What this task involves: Work through the material below and count the lines holding the word "chart"; give that count and nothing more.

Excerpted data:

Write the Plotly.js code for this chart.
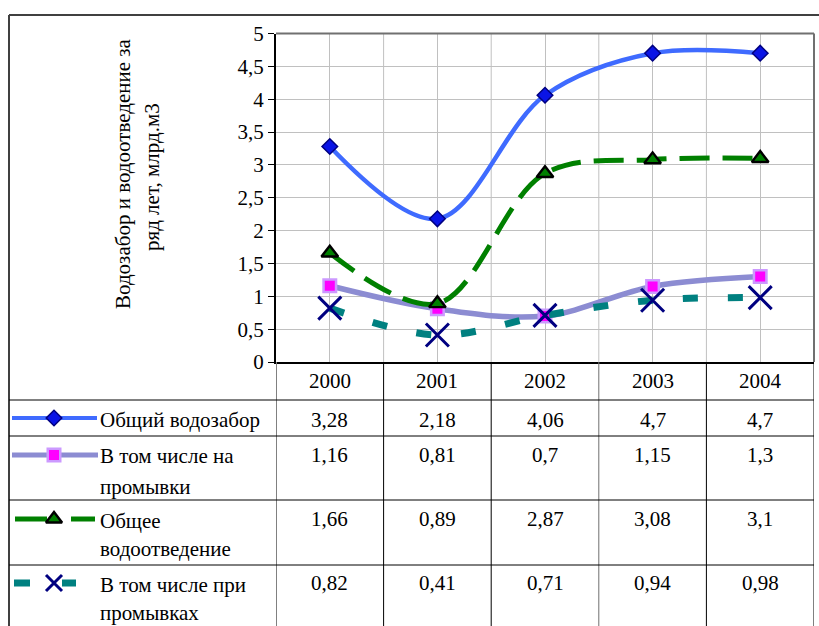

==

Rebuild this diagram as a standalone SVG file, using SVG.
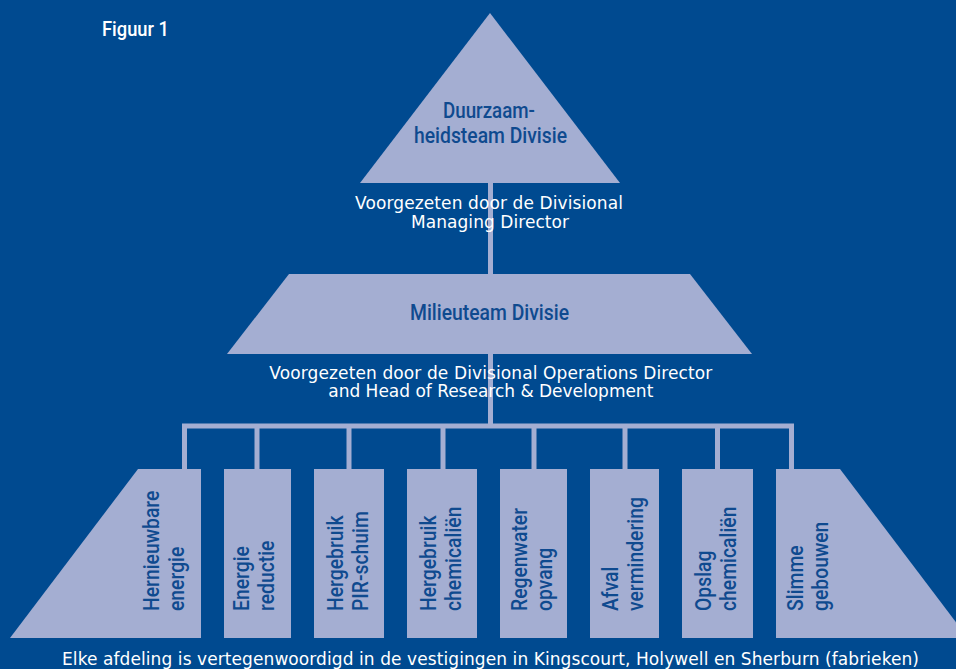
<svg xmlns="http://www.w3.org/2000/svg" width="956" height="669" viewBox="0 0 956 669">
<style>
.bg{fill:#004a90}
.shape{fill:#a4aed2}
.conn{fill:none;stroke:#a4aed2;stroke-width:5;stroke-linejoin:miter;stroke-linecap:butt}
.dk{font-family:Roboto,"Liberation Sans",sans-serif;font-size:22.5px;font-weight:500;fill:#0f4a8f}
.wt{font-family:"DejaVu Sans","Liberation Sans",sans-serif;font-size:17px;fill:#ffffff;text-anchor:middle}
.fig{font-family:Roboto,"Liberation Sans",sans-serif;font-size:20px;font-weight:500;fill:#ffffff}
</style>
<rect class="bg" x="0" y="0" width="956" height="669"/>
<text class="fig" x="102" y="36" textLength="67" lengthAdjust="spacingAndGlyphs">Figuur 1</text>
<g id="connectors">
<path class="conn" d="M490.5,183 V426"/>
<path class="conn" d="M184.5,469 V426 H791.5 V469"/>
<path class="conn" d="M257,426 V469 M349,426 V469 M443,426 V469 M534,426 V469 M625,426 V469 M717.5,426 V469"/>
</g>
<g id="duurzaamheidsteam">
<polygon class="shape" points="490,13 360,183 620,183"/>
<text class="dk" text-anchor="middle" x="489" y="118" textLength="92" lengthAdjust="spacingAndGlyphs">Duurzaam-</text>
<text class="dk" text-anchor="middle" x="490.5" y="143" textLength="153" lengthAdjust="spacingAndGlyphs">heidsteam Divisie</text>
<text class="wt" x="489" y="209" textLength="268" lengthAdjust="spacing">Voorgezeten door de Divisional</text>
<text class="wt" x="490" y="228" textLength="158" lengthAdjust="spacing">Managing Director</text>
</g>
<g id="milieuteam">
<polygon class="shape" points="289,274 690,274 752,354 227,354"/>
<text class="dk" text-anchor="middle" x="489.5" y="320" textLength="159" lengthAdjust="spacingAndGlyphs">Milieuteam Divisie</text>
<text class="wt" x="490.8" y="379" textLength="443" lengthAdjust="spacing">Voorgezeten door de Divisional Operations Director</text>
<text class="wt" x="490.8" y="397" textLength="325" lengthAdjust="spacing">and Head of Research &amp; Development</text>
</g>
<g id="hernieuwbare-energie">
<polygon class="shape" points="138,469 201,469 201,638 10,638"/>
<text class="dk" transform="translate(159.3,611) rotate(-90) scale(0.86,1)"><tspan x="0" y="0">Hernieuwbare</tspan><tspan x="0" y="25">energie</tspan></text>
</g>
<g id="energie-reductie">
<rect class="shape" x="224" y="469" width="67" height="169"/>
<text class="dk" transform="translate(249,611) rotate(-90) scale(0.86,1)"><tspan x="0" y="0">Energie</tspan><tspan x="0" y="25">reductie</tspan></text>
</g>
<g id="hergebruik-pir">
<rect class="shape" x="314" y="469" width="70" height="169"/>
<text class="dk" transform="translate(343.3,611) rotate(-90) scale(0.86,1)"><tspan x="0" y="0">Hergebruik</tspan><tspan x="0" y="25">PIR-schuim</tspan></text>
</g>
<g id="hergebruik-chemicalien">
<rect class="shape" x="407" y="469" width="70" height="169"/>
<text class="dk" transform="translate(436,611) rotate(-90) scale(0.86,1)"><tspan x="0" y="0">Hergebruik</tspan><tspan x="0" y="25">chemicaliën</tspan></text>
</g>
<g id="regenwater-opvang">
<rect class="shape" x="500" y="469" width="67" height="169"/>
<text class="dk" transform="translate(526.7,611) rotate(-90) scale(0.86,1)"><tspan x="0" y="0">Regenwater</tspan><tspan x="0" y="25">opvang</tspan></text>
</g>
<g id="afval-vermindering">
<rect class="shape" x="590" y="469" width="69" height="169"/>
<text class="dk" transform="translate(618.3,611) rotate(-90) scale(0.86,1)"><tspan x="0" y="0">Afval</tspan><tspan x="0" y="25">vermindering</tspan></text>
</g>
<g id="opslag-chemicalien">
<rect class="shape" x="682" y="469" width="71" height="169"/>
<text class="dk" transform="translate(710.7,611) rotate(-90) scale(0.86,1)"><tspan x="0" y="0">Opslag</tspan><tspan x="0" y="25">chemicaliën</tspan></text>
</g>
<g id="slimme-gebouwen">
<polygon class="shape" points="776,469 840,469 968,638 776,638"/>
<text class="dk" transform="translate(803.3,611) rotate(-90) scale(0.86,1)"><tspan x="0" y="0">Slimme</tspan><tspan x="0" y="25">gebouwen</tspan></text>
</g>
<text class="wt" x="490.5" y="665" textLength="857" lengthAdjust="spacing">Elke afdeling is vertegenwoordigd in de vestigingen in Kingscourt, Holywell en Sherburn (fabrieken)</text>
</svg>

--

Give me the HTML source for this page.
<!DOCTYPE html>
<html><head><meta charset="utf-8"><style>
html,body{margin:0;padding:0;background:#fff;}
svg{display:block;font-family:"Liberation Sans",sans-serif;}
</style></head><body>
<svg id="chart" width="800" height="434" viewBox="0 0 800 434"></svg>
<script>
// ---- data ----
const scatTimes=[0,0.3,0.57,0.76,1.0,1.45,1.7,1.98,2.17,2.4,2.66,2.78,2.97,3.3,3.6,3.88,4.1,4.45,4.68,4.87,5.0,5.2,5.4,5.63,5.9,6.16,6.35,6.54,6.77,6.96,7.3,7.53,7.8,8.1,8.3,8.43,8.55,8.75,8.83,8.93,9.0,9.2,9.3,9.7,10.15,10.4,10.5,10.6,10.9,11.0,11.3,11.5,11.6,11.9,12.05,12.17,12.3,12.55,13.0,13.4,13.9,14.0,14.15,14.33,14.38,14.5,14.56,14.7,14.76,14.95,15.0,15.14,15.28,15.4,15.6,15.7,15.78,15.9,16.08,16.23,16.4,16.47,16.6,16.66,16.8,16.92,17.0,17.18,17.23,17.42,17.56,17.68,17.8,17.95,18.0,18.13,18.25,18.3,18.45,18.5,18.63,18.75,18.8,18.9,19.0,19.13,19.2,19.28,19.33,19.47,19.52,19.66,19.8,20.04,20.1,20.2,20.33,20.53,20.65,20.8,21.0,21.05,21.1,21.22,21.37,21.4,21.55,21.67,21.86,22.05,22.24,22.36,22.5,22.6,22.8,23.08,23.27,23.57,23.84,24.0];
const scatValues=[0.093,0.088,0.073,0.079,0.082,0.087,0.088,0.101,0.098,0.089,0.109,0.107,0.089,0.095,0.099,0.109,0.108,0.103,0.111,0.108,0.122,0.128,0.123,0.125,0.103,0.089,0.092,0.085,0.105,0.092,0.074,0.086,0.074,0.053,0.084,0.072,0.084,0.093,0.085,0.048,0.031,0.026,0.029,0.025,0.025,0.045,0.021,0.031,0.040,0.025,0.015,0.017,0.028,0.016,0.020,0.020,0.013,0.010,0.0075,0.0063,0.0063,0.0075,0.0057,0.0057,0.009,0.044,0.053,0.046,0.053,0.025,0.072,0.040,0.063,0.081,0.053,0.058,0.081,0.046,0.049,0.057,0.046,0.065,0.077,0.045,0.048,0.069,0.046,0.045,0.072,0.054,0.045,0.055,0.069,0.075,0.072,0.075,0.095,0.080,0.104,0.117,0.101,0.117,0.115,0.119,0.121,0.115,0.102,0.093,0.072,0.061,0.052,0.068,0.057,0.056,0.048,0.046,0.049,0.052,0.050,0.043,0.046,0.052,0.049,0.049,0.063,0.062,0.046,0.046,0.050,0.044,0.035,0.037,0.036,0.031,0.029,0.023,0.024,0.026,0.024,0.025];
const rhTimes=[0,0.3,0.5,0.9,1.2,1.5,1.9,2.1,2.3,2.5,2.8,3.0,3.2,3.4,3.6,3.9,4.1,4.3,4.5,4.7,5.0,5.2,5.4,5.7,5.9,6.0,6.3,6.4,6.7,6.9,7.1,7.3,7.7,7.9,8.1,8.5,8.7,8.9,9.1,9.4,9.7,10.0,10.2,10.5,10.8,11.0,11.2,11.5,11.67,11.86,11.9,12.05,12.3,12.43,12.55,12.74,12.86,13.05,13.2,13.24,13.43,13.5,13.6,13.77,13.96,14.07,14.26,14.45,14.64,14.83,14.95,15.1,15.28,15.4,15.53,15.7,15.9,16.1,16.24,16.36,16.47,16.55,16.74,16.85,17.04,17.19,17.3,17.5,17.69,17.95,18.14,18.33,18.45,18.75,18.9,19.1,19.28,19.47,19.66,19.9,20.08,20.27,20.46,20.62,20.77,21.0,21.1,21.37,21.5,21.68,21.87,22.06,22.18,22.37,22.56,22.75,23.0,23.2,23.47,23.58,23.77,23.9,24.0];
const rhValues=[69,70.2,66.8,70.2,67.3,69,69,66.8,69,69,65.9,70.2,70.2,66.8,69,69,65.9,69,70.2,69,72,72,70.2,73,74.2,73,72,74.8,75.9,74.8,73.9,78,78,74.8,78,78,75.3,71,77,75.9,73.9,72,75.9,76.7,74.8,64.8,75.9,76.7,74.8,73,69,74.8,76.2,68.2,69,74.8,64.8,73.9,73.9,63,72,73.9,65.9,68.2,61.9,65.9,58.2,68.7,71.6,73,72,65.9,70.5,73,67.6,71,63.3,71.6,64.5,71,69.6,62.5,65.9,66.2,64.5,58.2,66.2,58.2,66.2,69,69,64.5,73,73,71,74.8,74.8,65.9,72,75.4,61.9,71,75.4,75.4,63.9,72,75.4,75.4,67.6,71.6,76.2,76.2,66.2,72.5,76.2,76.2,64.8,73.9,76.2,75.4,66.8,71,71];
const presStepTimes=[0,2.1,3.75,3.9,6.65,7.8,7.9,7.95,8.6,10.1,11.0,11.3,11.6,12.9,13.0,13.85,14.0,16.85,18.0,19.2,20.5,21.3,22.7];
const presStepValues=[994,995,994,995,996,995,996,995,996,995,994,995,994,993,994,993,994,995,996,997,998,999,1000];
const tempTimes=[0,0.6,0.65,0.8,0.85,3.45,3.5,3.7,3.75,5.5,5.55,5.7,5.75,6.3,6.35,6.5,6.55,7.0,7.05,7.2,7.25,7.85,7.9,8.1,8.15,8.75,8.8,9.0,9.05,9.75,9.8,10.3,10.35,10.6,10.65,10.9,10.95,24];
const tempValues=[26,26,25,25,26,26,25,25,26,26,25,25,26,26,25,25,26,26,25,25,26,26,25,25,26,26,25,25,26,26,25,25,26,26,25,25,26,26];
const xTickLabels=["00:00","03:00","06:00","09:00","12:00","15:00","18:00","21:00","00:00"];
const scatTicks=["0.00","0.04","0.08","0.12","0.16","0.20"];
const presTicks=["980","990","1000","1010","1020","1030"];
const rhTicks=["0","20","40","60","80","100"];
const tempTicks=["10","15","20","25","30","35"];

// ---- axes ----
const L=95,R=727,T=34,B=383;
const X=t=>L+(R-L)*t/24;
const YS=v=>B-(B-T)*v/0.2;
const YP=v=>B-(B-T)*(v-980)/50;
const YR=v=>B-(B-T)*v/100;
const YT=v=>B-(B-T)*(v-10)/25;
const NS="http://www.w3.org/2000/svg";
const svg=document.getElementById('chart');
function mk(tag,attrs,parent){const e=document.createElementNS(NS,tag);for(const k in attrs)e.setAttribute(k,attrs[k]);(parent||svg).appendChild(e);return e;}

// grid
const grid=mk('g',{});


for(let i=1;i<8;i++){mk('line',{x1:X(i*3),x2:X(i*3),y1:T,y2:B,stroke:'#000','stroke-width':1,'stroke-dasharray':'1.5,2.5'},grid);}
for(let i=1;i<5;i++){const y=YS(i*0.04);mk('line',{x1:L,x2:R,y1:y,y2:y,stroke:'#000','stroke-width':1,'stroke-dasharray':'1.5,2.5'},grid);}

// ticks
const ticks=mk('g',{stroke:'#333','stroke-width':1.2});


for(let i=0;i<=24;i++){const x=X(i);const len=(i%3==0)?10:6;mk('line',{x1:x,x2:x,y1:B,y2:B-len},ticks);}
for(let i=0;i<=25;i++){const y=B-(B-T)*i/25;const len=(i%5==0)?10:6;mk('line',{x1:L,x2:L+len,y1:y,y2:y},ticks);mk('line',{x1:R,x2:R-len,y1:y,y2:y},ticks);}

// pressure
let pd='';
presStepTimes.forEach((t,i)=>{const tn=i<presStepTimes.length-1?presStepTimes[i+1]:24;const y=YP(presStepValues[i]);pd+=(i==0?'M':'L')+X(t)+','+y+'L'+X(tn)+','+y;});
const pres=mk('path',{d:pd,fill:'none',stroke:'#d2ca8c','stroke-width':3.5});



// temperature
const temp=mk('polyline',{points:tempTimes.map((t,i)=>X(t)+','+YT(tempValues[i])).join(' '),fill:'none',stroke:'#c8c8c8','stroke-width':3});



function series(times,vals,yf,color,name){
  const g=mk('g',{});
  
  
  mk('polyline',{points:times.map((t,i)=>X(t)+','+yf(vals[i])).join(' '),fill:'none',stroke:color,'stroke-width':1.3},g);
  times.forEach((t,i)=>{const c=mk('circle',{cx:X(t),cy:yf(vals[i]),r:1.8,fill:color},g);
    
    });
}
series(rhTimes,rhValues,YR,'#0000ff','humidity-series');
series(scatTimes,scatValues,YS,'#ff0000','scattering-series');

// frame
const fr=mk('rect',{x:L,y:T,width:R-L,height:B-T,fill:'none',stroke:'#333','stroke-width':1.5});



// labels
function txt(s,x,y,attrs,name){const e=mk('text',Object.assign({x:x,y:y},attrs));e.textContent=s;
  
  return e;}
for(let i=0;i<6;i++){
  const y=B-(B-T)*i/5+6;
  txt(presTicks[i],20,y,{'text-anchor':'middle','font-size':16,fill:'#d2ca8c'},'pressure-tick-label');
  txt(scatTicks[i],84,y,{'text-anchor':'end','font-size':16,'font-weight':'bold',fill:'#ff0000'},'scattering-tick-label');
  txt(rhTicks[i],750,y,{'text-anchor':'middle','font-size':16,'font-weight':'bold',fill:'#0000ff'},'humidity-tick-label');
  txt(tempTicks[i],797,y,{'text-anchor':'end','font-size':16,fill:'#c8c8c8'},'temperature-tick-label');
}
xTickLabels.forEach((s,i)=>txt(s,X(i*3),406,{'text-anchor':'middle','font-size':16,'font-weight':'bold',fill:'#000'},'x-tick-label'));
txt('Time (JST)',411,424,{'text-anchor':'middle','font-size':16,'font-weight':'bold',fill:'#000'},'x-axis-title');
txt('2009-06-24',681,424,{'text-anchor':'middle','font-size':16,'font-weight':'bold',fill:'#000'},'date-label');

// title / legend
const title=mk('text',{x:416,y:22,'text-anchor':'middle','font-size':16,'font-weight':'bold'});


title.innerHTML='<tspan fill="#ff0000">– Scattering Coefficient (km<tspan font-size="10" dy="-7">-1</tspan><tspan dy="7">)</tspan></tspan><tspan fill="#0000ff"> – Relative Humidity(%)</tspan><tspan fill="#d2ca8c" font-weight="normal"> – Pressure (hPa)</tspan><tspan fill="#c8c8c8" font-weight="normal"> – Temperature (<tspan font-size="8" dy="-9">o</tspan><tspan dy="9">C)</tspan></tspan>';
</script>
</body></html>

Task answer: 3